Наджин. От войны к свободе в инвалидной коляске - страница 17



Бланд всегда был очень спокойный, хотя иногда мне казалось, что у него есть другая сторона, о которой никто не знает. Но на этот раз он был не похож на самого себя. Он буквально крутился на месте, как пыльный смерч, что встречаются в пустыне. Схватив пульт, он переключил телевизор на канал на Аль-Джазиру Вся моя семья знает, что я не люблю новости: они всегда плохие – Афганистан, Ирак, Ливан, в соседних мусульманских странах вспыхивает одна война за другой практически с тех пор, как я родилась.

– Что-то случилось! – сказал Бланд.

На экране мы видели тысячи людей, собравшихся на главной площади Каира, машущих флагами и требующих отставки их давнего президента Хосни Мубарака. Я испугалась. Диктаторы стреляют в свой народ, мы знали это, и я не хотела это видеть.

– Эй, я смотрела свою программу! – закричала я.

Одним из моих «бонусов по инвалидности» было то, что мои братья и сестры старались не огорчать меня. Ну, если точнее, не ругать. Меня не ругали даже тогда, когда я выкинула вещи Насрин из окна, ее голубую ручку и CD-диск с курдскими песнями, которые она постоянно слушала. Но на этот раз все было иначе – они все продолжали смотреть.

Как я и думала, скоро полетели баллончики со слезоточивым газом, резиновые пули, а потом в ход пустили водяные пушки, чтобы разогнать толпу. Грохот выстрелов заставлял меня подпрыгивать.

Чуть позже Бланд разрешил мне переключить телевизор на мой канал. Но Мустафа, Бланд и Насрин не могли говорить ни о чем другом, кроме протестов в Каире.
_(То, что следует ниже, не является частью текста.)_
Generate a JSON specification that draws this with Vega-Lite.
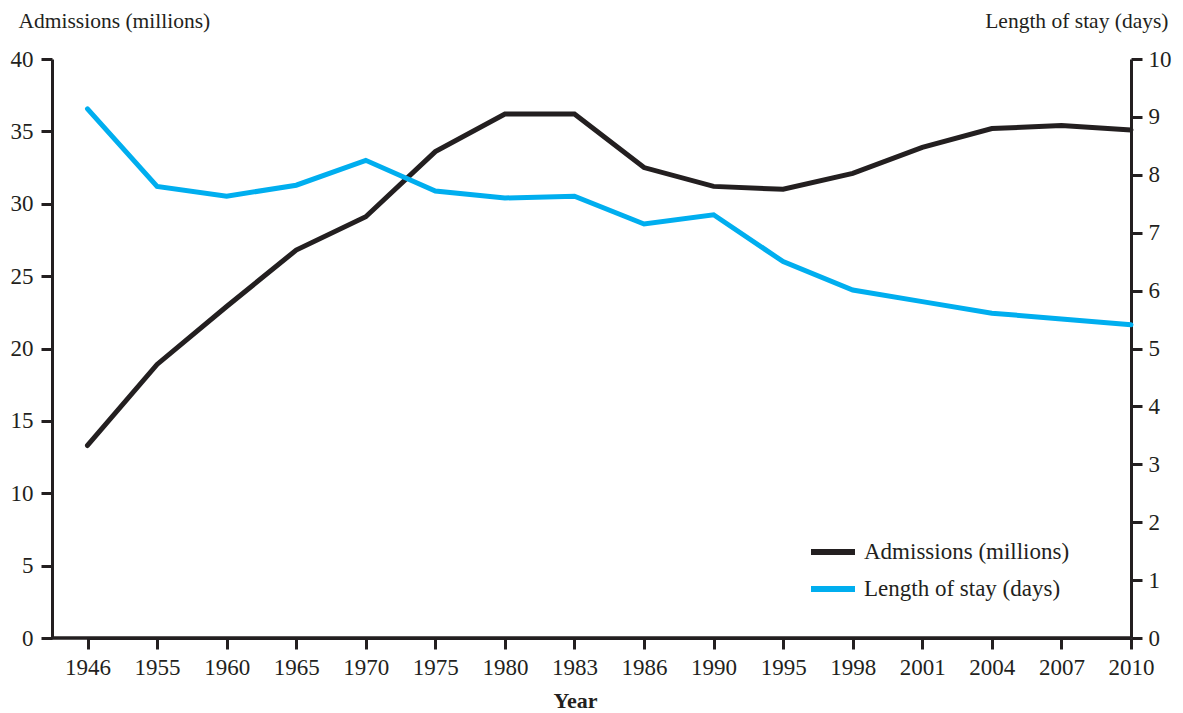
{
  "$schema": "https://vega.github.io/schema/vega-lite/v6.json",
  "width": 1079,
  "height": 579,
  "autosize": {"type": "none"},
  "padding": {"left": 52, "top": 59, "right": 52, "bottom": 75},
  "background": "white",
  "config": {
    "view": {"stroke": null},
    "font": "Liberation Serif",
    "axis": {
      "grid": false,
      "domainColor": "#231f20",
      "domainWidth": 3,
      "tickColor": "#231f20",
      "tickWidth": 3,
      "tickSize": 11,
      "labelFont": "Liberation Serif",
      "labelFontSize": 23,
      "labelColor": "#231f20",
      "titleFont": "Liberation Serif",
      "titleFontSize": 21.5,
      "titleColor": "#231f20",
      "titleFontWeight": "normal"
    }
  },
  "data": {
    "values": [
      {"year": "1946", "series": "Admissions (millions)", "value": 13.3},
      {"year": "1955", "series": "Admissions (millions)", "value": 18.9},
      {"year": "1960", "series": "Admissions (millions)", "value": 22.9},
      {"year": "1965", "series": "Admissions (millions)", "value": 26.8},
      {"year": "1970", "series": "Admissions (millions)", "value": 29.1},
      {"year": "1975", "series": "Admissions (millions)", "value": 33.6},
      {"year": "1980", "series": "Admissions (millions)", "value": 36.2},
      {"year": "1983", "series": "Admissions (millions)", "value": 36.2},
      {"year": "1986", "series": "Admissions (millions)", "value": 32.5},
      {"year": "1990", "series": "Admissions (millions)", "value": 31.2},
      {"year": "1995", "series": "Admissions (millions)", "value": 31.0},
      {"year": "1998", "series": "Admissions (millions)", "value": 32.1},
      {"year": "2001", "series": "Admissions (millions)", "value": 33.9},
      {"year": "2004", "series": "Admissions (millions)", "value": 35.2},
      {"year": "2007", "series": "Admissions (millions)", "value": 35.4},
      {"year": "2010", "series": "Admissions (millions)", "value": 35.1},
      {"year": "1946", "series": "Length of stay (days)", "value": 9.14},
      {"year": "1955", "series": "Length of stay (days)", "value": 7.8},
      {"year": "1960", "series": "Length of stay (days)", "value": 7.63},
      {"year": "1965", "series": "Length of stay (days)", "value": 7.82},
      {"year": "1970", "series": "Length of stay (days)", "value": 8.25},
      {"year": "1975", "series": "Length of stay (days)", "value": 7.72},
      {"year": "1980", "series": "Length of stay (days)", "value": 7.6},
      {"year": "1983", "series": "Length of stay (days)", "value": 7.63},
      {"year": "1986", "series": "Length of stay (days)", "value": 7.15},
      {"year": "1990", "series": "Length of stay (days)", "value": 7.31},
      {"year": "1995", "series": "Length of stay (days)", "value": 6.5},
      {"year": "1998", "series": "Length of stay (days)", "value": 6.01},
      {"year": "2001", "series": "Length of stay (days)", "value": 5.81},
      {"year": "2004", "series": "Length of stay (days)", "value": 5.61},
      {"year": "2007", "series": "Length of stay (days)", "value": 5.51},
      {"year": "2010", "series": "Length of stay (days)", "value": 5.41}
    ]
  },
  "layer": [
    {
      "transform": [{"filter": "datum.year === '1946' && datum.series === 'Admissions (millions)'"}],
      "mark": {"type": "rule", "color": "#231f20", "strokeWidth": 3.5, "opacity": 1},
      "encoding": {
        "y": {"datum": 0, "type": "quantitative", "scale": {"domain": [0, 1]}, "axis": null}
      }
    },
    {
      "transform": [{"filter": "datum.series === 'Admissions (millions)'"}],
      "mark": {"type": "line", "strokeWidth": 5, "strokeJoin": "miter", "strokeCap": "round"},
      "encoding": {
        "x": {
          "field": "year",
          "type": "ordinal",
          "scale": {
            "type": "point",
            "padding": 0,
            "domain": ["1946","1955","1960","1965","1970","1975","1980","1983","1986","1990","1995","1998","2001","2004","2007","2010"],
            "range": [35.5, 1079]
          },
          "axis": {
            "labelAngle": 0,
            "labelPadding": 7,
            "title": "Year",
            "titleFontWeight": "bold",
            "titleFontSize": 22,
            "titleX": 523,
            "titleY": 69,
            "titleAlign": "center",
            "titleBaseline": "alphabetic"
          }
        },
        "y": {
          "field": "value",
          "type": "quantitative",
          "scale": {"domain": [0, 40]},
          "axis": {
            "orient": "left",
            "values": [0, 5, 10, 15, 20, 25, 30, 35, 40],
            "labelPadding": 8,
            "title": "Admissions (millions)",
            "titleAngle": 0,
            "titleAlign": "left",
            "titleBaseline": "alphabetic",
            "titleX": -34,
            "titleY": -32
          }
        },
        "color": {
          "field": "series",
          "type": "nominal",
          "scale": {
            "domain": ["Admissions (millions)", "Length of stay (days)"],
            "range": ["#231f20", "#00aeef"]
          },
          "legend": {
            "title": null,
            "orient": "none",
            "legendX": 756,
            "legendY": 468,
            "padding": 0,
            "symbolType": "stroke",
            "symbolStrokeWidth": 6,
            "symbolSize": 1936,
            "rowPadding": -15,
            "labelOffset": 6,
            "labelLimit": 0,
            "labelFont": "Liberation Serif",
            "labelFontSize": 23,
            "labelColor": "#231f20"
          }
        }
      }
    },
    {
      "transform": [{"filter": "datum.series === 'Length of stay (days)'"}],
      "mark": {"type": "line", "strokeWidth": 5, "strokeJoin": "miter", "strokeCap": "round"},
      "encoding": {
        "x": {"field": "year", "type": "ordinal"},
        "y": {
          "field": "value",
          "type": "quantitative",
          "scale": {"domain": [0, 10]},
          "axis": {
            "orient": "right",
            "values": [0, 1, 2, 3, 4, 5, 6, 7, 8, 9, 10],
            "labelPadding": 6,
            "title": "Length of stay (days)",
            "titleAngle": 0,
            "titleAlign": "right",
            "titleBaseline": "alphabetic",
            "titleX": 37,
            "titleY": -32
          }
        },
        "color": {"field": "series", "type": "nominal"}
      }
    }
  ],
  "resolve": {"scale": {"y": "independent"}}
}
Пользуясь любой возможностью, они смотрели новости. Вскоре я прекратила сопротивляться и теперь тоже постоянно смотрела новостной канал. Аль-Джазира без остановки передавала репортажи с площади Тахрир. Толпа протестующих росла. Многие были такими же молодыми, как Бланд и Насрин. На их лицах был нарисован египетский флаг, а головы повязаны красно-бело-черными банданами.

Однажды мы с замиранием сердца увидели, как на площадь въезжает колонна огромных танков. Десятки мужчин храбро преградили им путь, и я с трудом могла смотреть на это. Затем случилось нечто невероятное – танки не открыли огонь, а остановились. Толпа взорвалась радостными криками. Люди начали забираться на броню, царапать на боках: «Мубарак должен уйти!», и экипажи танков не препятствовали этому.

Несколько дней спустя мы с Бландом и Насрин снова сидели на краю дивана, переживая, что будет дальше. На площадь ворвалась толпа людей, поддерживающих Мубарака. Многие были на лошадях и верблюдах, и это напоминало демоническую кавалерию. Протестующие отбили их натиск, кидая камни и вырывая куски брусчатки, которой была выложена площадь. Танки выстроились стеной между двумя группами, и было трудно понять, что происходит, так как в воздух поднялись тучи пыли и все вокруг было охвачено огнем. Наконец толпу, выступавшую за Мубарака, оттеснили, и продемократически настроенные люди стали строить баррикады из уличных знаков, кусков металлической ограды и сожженных машин, чтобы противники не смогли прорваться внутрь.

Мы спрашивали себя: когда же это закончится? Протестующие соорудили на площади что-то вроде палаточного городка и устроили там же полевой госпиталь для лечения раненых. Кто-то в толпе раздавал еду и воду, некоторые даже брили бороды у всех на глазах. Все это выглядело почти как фестиваль и немножко напоминало наш Навруз. Я видела, как дети моего возраста топтались на изображениях Мубарака. Журналисты, которые вели репортаж, были очень взволнованы. То, что происходит, они назвали Арабской весной. Для наших ушей это было похоже на Дамасскую весну, а мы знали, что она закончились плохо.